展覧会をのぞくと、あるわあるわ、PPバンドを編んでつくった犬、軍手をリサイクルしたウサギ、緑色の紐を巻いてできたカエル、半透明のリボンを組み合わせた金魚、毛糸で編んだキューピーの服や帽子、マツボックリの笠のあいだに縮緬を詰めた置き物などなど。動物系が多く、カワイイけどなんの役にも立たない、けど邪魔になるほど場所をとらない、と油断しているうちに増殖して始末に負えなくなるオブジェたち。

同展をキュレーションした都築響一氏によれば、「メインストリームのファインアートから離れた『極北』で息づくのがアール・ブリュット/アウトサイダー・アートだとすれば、正反対の『極南』で優しく育まれているアートフォーム、それがおかんアートだ」。確かに、あり余るヒマと日用品にあかせてつくるおかんアートは、やむにやまれぬ衝動に突き動かされるアウトサイダー・アートの対極にあるが、しかし芸術性や経済的価値を追求するファインアートからの距離はアウトサイダー・アートに近いかもしれない。カッコよくいえば「ブリコラージュ」ということになるが、むしろ「ポップ民藝」といったほうがわかりやすい。民藝と同じく一つひとつは下手物だけど、それが何百何千と集まると体系が見えてきて、芸術的オーラまで帯びてくるから不思議だ。

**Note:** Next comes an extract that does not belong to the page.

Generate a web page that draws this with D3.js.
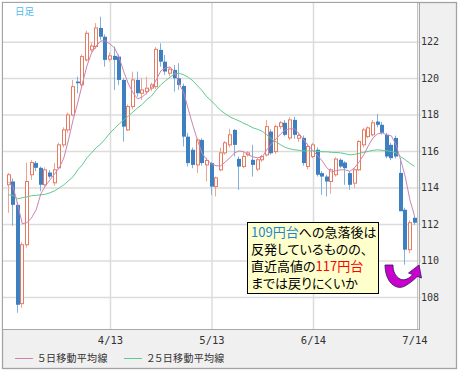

会場に並ぶのは数千点。数が多ければ多いほど見る者は楽しめるけど、集め出せばキリがないし、なにより美術品と違ってすぐ飽きるので何度も見たいものではない。それでも、素材やモチーフに時代や地域性が感じられ、おかんのセンスの移り変わりもわかるという点で、歴史的・資料的価値は大いにある。これはやはりMoMA(Museum of Mom’s Art=おかん美術館)を設立すべきだろう。下手物といわれた民藝が100年後に東京国立近代美術館で回顧されたように、おかんアートもひょっとしたら本物のMoMAからお声がかかるかもしれない。